Brodin helped with preparations for D-Day and survived a glider crash eight days after the operation's launch. His plywood, motorless aircraft smashed into thick forest after being released too early, he said. The airplane towing his glider was taking on gun fire and had to deviate from the plan.
Brodin, who joined the U.S. Army as a surgical technician, was thrust into the role of combat surgeon that day. With some gauze and stainless-steel scissors, Brodin was expected to care for the other men on board his glider should anything happen.
Their assignment was to place bombs on bridges coming into Utah Beach. The officer in charge died in the glider crash from a broken neck. His unit took care of him, Brodin said, leaving his body in the care of another medic unit, and went on to place their bombs before rejoining the U.S. forces.
Later on, Brodin can recall joining a convoy to Paris, running out of gas and watching airplanes drop 5-gallon gas cans from the sky so they could motor on.
He remembers trenching through deep mud during the rainy season in Saar Valley, Germany, for more months of fighting.
He fought in Battle of the Bulge, regarded as “arguably the greatest battle in American military history,” reads the U.S. Army's website.
Christmas was just another day that year, Brodin said.
Brodin was honorably discharged on Feb. 5, 1946. Back in Colorado, he returned to the family farm in Longmont where he grew up, and then went on to a boarding house on South Pearl Street in Denver, where he met his wife, Luella.
The couple moved to Aurora and had three children.
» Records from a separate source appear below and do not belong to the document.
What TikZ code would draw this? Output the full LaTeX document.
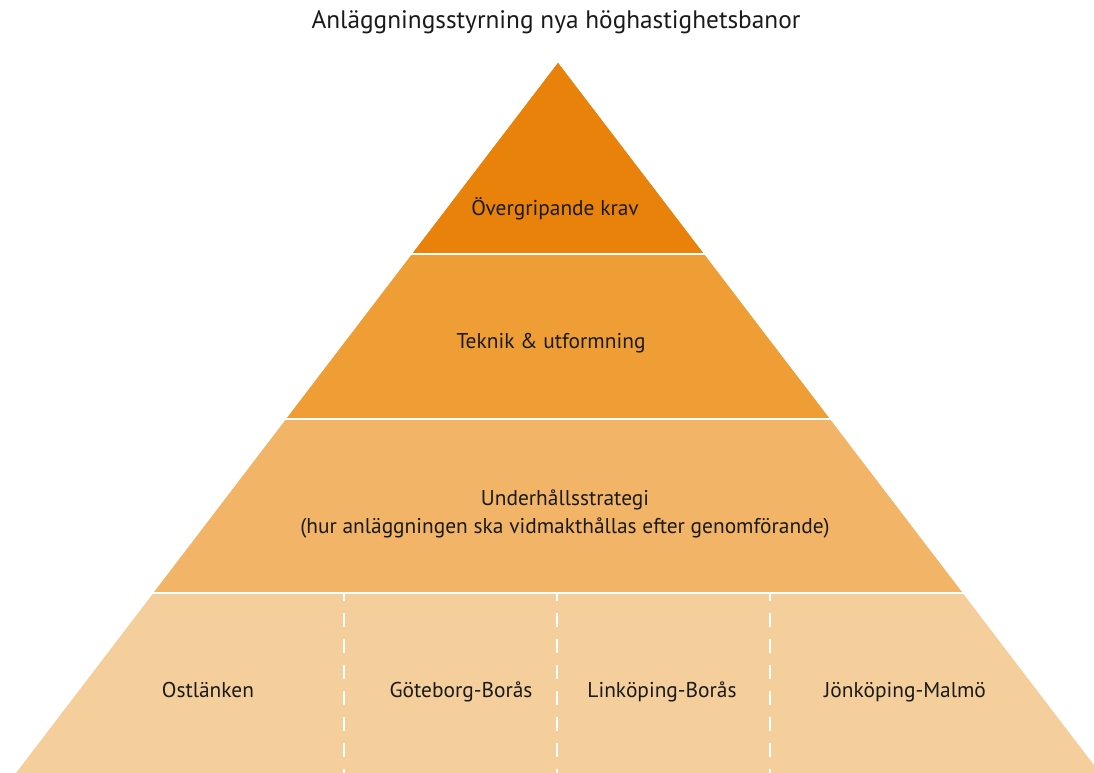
\documentclass[tikz,border=0pt]{standalone}
\usepackage{fontspec}
\setmainfont{PT Sans}
\usepackage{xcolor}
\usepackage{tikz}
\usetikzlibrary{calc}
\definecolor{levelone}{HTML}{E8820A}
\definecolor{leveltwo}{HTML}{EE9E34}
\definecolor{levelthree}{HTML}{F2B567}
\definecolor{levelfour}{HTML}{F5CF9B}
\definecolor{txtcolor}{HTML}{1A1A1A}
\tikzset{
    band/.style     = {draw=none},
    gapline/.style  = {white, line width=2pt},
    splitline/.style= {white, line width=2pt, dash pattern=on 14pt off 12pt, dash phase=6pt},
    lvllbl/.style   = {font=\fontsize{21.4}{28}\selectfont, text=txtcolor, align=center, inner sep=0pt},
    routelbl/.style = {lvllbl, anchor=base},
    titlelbl/.style = {font=\fontsize{25.3}{30}\selectfont, text=txtcolor, inner sep=0pt},
}

\begin{document}
\begin{tikzpicture}[x=1pt, y=-1pt]
\useasboundingbox (0,0) rectangle (1094,773);
\clip (0,0) rectangle (1094,773);

% corners of the pyramid
\coordinate (apex) at (558,63);
\coordinate (baseL) at (16,773);
\coordinate (baseR) at (1100,773);

% bands, top to bottom
\fill[band, levelfour]  (apex) -- (baseL) -- (baseR) -- cycle;
\fill[band, levelthree] (apex) -- ($(apex)!0.7465!(baseL)$) -- ($(apex)!0.7465!(baseR)$) -- cycle;
\fill[band, leveltwo]   (apex) -- ($(apex)!0.5014!(baseL)$) -- ($(apex)!0.5014!(baseR)$) -- cycle;
\fill[band, levelone]   (apex) -- ($(apex)!0.2690!(baseL)$) -- ($(apex)!0.2690!(baseR)$) -- cycle;

% white gaps between bands
\foreach \yy in {254, 419, 593}
    \draw[gapline] (0,\yy) -- (1094,\yy);

% dashed splits of the bottom band
\foreach \xx in {344, 557, 770}
    \draw[splitline] (\xx,593) -- (\xx,773);

\node[titlelbl] (title) at (556,22) {Anläggningsstyrning nya höghastighetsbanor};

\node[lvllbl] (krav)    at (555,209) {Övergripande krav};
\node[lvllbl] (teknik)  at (551,343) {Teknik \& utformning};
\node[lvllbl] (strat)   at (565,514) {Underhållsstrategi\\(hur anläggningen ska vidmakthållas efter genomförande)};

\node[routelbl] (ost)   at (208,697) {Ostlänken};
\node[routelbl] (gbg)   at (461,697) {Göteborg-Borås};
\node[routelbl] (lkp)   at (662,697) {Linköping-Borås};
\node[routelbl] (jkp)   at (905,697) {Jönköping-Malmö};

\end{tikzpicture}
\end{document}
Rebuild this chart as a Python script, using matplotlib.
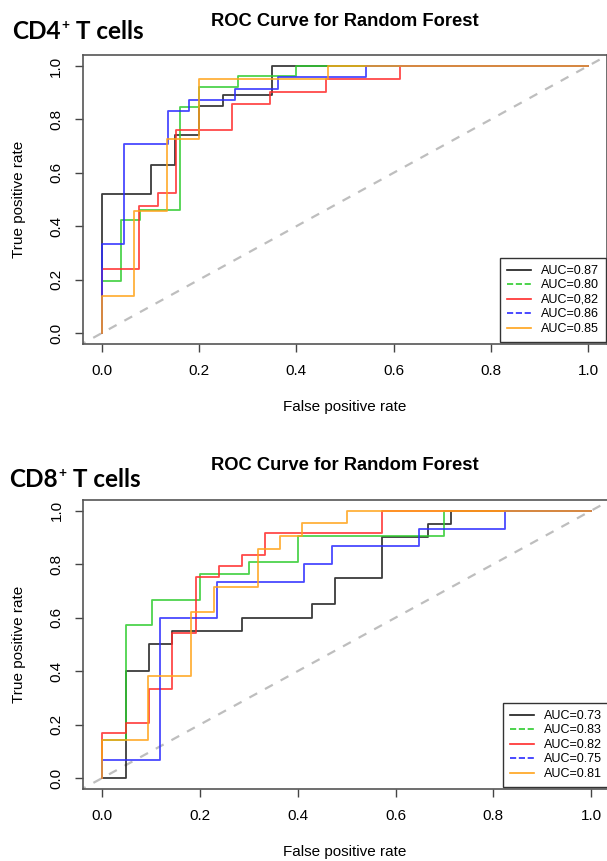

Arthur today has six grandchildren, four great grandchildren, and another on the way. He has lived in Castle Rock since roughly 2003. Luella died in 2016.
One of Arthur's son's, Robert Brodin, said he lived most of his life without his father making one mention of the war. Only within the past 15 years did Arthur start to share stories, Robert said.
“Being able to converse about it and ask questions and get more of what he did and what it meant to him to be in the military, it was great,” Robert said.
Robert, who served 21 years in the U.S. Navy, said honoring his father is important to keeping the history of WWII veterans alive and teaching the next generation about their sacrifice.
“He probably could live out his days and not even blink an eye,” Robert said, “but it's these medals and these stories that people need to understand.”